I caught one of the trams passing (7L), using one of the tickets I bought but didn't use yesterday. Someone had to show me how to punch the ticket. It took me straight back to the station! Am I doomed to be stuck there forever? I caught another tram (2) that took me straight to the Kalemegdan fortress (OK, I went too far and had to walk back up the hill;).

Fortresses might not be everyone's cup of tea, but I like them. The site dates back a long way, but what's there now is quite a late design, with at least three defensive rings, overlapping fields of fire, etc. Between the first and second walls are now tennis and basketball courts. Between the second and third walls is a collection of first and second world war tanks (AFVs) and guns (anti-tank, howitzers and a 300mm mortar).
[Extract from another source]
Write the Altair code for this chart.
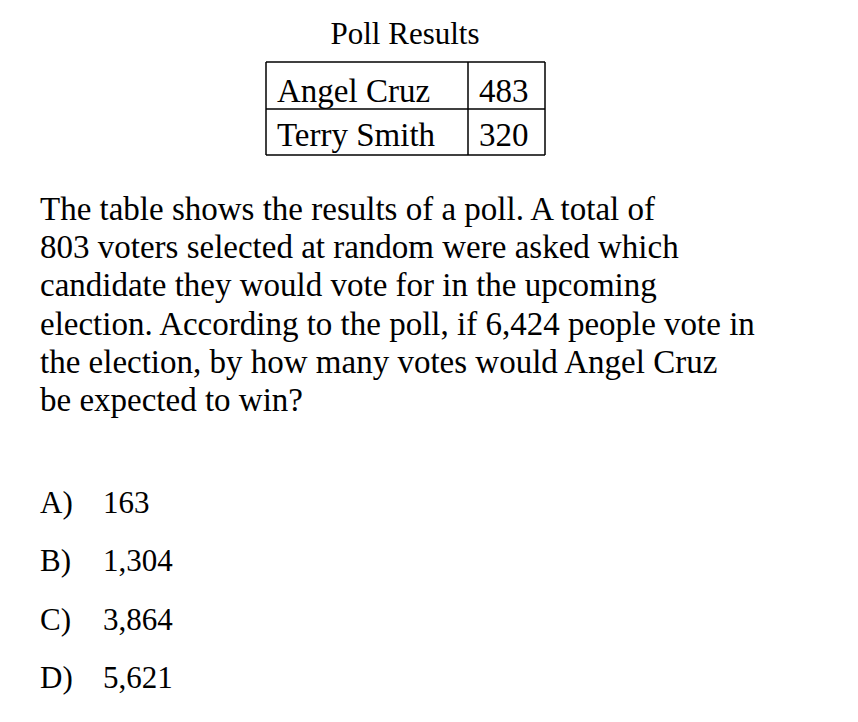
import altair as alt
import pandas as pd

title = "Poll Results"
candidates = ["Angel Cruz", "Terry Smith"]
votes = [483, 320]
question = [
    "The table shows the results of a poll. A total of",
    "803 voters selected at random were asked which",
    "candidate they would vote for in the upcoming",
    "election. According to the poll, if 6,424 people vote in",
    "the election, by how many votes would Angel Cruz",
    "be expected to win?",
]
letters = ["A)", "B)", "C)", "D)"]
answers = ["163", "1,304", "3,864", "5,621"]

O = 8  # page margin
FONT = "Liberation Serif"
rows = []
rows.append(dict(t=title, x=405 - O, y=44 - O, a="center", s=31))
for i, (c, v) in enumerate(zip(candidates, votes)):
    yb = 102 + i * 44 - O
    rows.append(dict(t=c, x=277 - O, y=yb, a="left", s=33))
    rows.append(dict(t=str(v), x=479 - O, y=yb, a="left", s=33))
for i, line in enumerate(question):
    rows.append(dict(t=line, x=40 - O, y=220 + i * 38.2 - O, a="left", s=33))
for i, (l, a) in enumerate(zip(letters, answers)):
    yb = 513 + i * 58.3 - O
    rows.append(dict(t=l, x=40 - O, y=yb, a="left", s=31))
    rows.append(dict(t=a, x=103 - O, y=yb, a="left", s=31))
df = pd.DataFrame(rows)

def txt(d, align):
    return alt.Chart(d).mark_text(font=FONT, align=align, baseline="alphabetic", color="black").encode(
        x=alt.X("x:Q", scale=None), y=alt.Y("y:Q", scale=None), text="t:N",
        size=alt.Size("s:Q", scale=None, legend=None))

L, R, M, T, B = 266 - O, 545 - O, 468 - O, 62 - O, 155 - O
mid = 109 - O
lines = pd.DataFrame([
    dict(x=L, x2=R, y=T, y2=T), dict(x=L, x2=R, y=B, y2=B), dict(x=L, x2=R, y=mid, y2=mid),
    dict(x=L, x2=L, y=T, y2=B), dict(x=R, x2=R, y=T, y2=B), dict(x=M, x2=M, y=T, y2=B),
])
rules = alt.Chart(lines).mark_rule(color="black", strokeWidth=1.5).encode(
    x=alt.X("x:Q", scale=None), x2="x2", y=alt.Y("y:Q", scale=None), y2="y2")

chart = alt.layer(
    rules,
    txt(df[df.a == "center"], "center"),
    txt(df[df.a == "left"], "left"),
).properties(width=842, height=706, autosize="none", padding=0).configure_view(stroke=None)

chart.save("out.html", embed_options={"renderer": "svg", "actions": False})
If fortresses don't float your boat, you might prefer the panoramic views from the park in the middle, which overlooks the confluence of the rivers Danube and Sava and I photographed them to death.
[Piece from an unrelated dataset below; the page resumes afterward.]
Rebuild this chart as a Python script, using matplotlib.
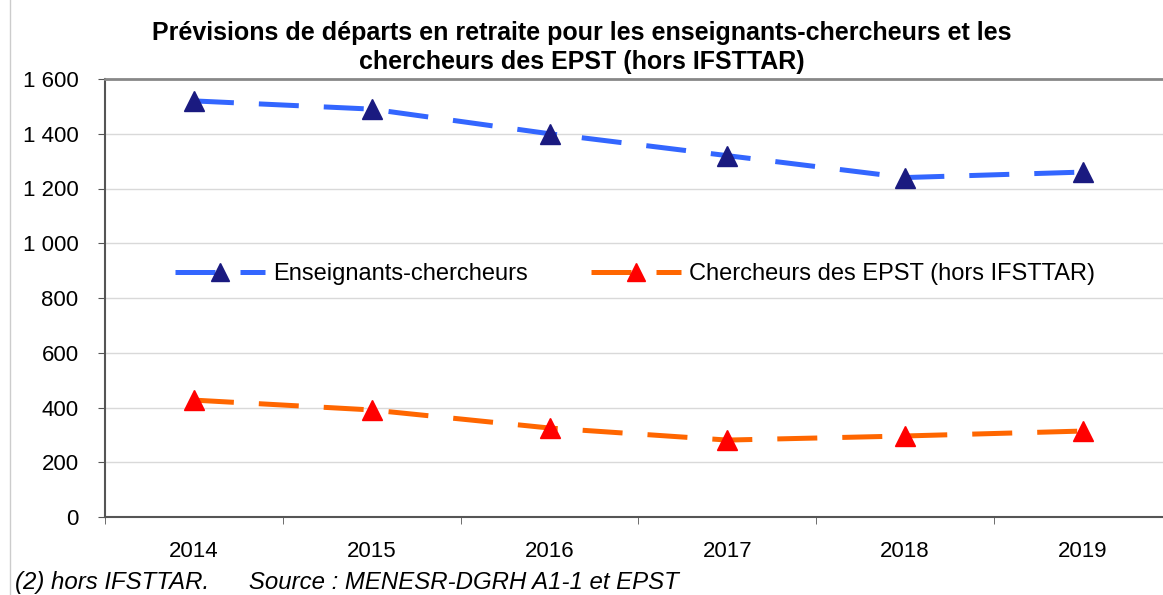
import matplotlib.pyplot as plt
import matplotlib.lines as mlines
import numpy as np

plt.rcParams['font.family'] = ['Liberation Sans', 'DejaVu Sans']

years = ['2014', '2015', '2016', '2017', '2018', '2019']
enseignants = [1520, 1490, 1400, 1320, 1240, 1260]
chercheurs = [427, 391, 325, 281, 296, 314]
yticks = [0, 200, 400, 600, 800, 1000, 1200, 1400, 1600]

fig = plt.figure(figsize=(11.63, 5.95), dpi=100)
ax = fig.add_axes([105/1163, 1 - 517/595, (1163 - 105)/1163, (517 - 79)/595])

x = np.arange(len(years))
ax.plot(x, enseignants, color='#3366ff', lw=3.6, dashes=(8, 5),
        marker='^', ms=15, mfc='#1a1a80', mec='#1a1a80', label='Enseignants-chercheurs')
ax.plot(x, chercheurs, color='#ff6600', lw=3.6, dashes=(8, 5),
        marker='^', ms=15, mfc='#ff0000', mec='#ff0000', label='Chercheurs des EPST (hors IFSTTAR)')

ax.set_xlim(-0.5, 5.45)
ax.set_ylim(0, 1600)
ax.set_yticks(yticks)
ax.set_yticklabels([f'{v:,}'.replace(',', ' ') for v in yticks], fontsize=16)
ax.set_xticks(x)
ax.set_xticklabels(years, fontsize=16)
ax.set_xticks(np.arange(-0.5, 5.5, 1), minor=True)
ax.tick_params(axis='x', which='major', length=0, pad=17)
ax.tick_params(axis='x', which='minor', length=5, color='#555555')
ax.tick_params(axis='y', length=5, color='#555555', pad=14)
ax.grid(axis='y', color='#d9d9d9', lw=1)
ax.set_axisbelow(True)
for s in ['left', 'bottom']:
    ax.spines[s].set_color('#555555')
    ax.spines[s].set_linewidth(1.5)
ax.spines['top'].set_color('#888888')
ax.spines['top'].set_linewidth(2)
ax.spines['right'].set_visible(False)

leg = ax.legend(loc='center left', bbox_to_anchor=(70/1058, 0.555), ncol=2, frameon=False,
                fontsize=17, handlelength=3.8, handletextpad=0.35, columnspacing=2.7,
                markerscale=0.85, borderaxespad=0, borderpad=0)

fig.text(0.5, 1 - 47.5/595, 'Prévisions de départs en retraite pour les enseignants-chercheurs et les\n'
         'chercheurs des EPST (hors IFSTTAR)', ha='center', va='center',
         fontsize=18, fontweight='bold', linespacing=1.25)
fig.text(15/1163, 1 - 582/595, '(2) hors IFSTTAR.      Source : MENESR-DGRH A1-1 et EPST',
         ha='left', va='center', fontsize=17.3, style='italic')
fig.add_artist(mlines.Line2D([10/1163, 10/1163], [0, 1], color='#cccccc', lw=1))

fig.savefig('out.png', dpi=100)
I had a great pizza for late lunch just outside the fortress. When I was full I stashed away the last two big slices, which became supper and breakfast respectively on the train.

That was the best of Belgrade. I walked past the rest of the obligatory sights, high-gloss pedestrianised shopping centre, government buildings and churches with domes, the world's ugliest palace.

*MHO (my humble opinion)*

I did like Split, and I think I'd recommend Zagreb (although there's a lot of places I'd recommend more highly for a new traveller). I don't think I'd recommend Belgrade.

Belgrade is a big city with a big city feel, maybe sized to be capital of Yugoslavia rather than Serbia. The old part isn't very old or pretty. I feel it's stuck in the middle of the range of cities, neither one thing nor the other. Tito kept it more open than the Soviet Empire, so I didn't see awful rows of low-quality blocks, or neglectful decay. But it doesn't have classic architecture like half of Italy.

I didn't feel I found its heart (in either sense). Trying to be fair, I kept wondering how a new visitor would find central London.

Also, after an extensive survey, I have to opine that Croatian girls are prettier than Serbian girls (though Bulgarian girls have something of a reputation).

I kept thinking that I must read up on the recent Balkan wars. My recollection was that the Serbs were the (worst) baddies, with the Bosnian Serbs the worst of the worst.

I had this theory that western wealth would provide enough disincentive for people from going to war and risking it, but Yugoslavia blew a hole through that. I know that Tito sat on years of stewing history within Yugoslavia (e.g. Partisans Vs Cetniks), as the Russians did in the USSR and Warsaw Pact, but all the same...

I spend my last hour in Belgrade at an Irish Pub - the Three Carrots. It's pretty "authentic" and the main thing removing it from Dublin is the people smoking inside! I ask the barmaid "Which brewery does your Guinness come from?" It matters, as I never liked the output of the now-closed Park Royal brewery in London, whilst the biggest Guinness brewery outside Dublin is apparently in Nigeria and I had an utterly undrinkable pint once in New Zealand. Her reply: "Which size, large or small?"

I meet Irishman Paul, and learn the bar was set up by three red-headed Irish lads. He also tells me I shouldn't be going to Sofia by train, that there's nothing to see in Sofia and I'd be better off going to Varna on the coast instead. Ah well!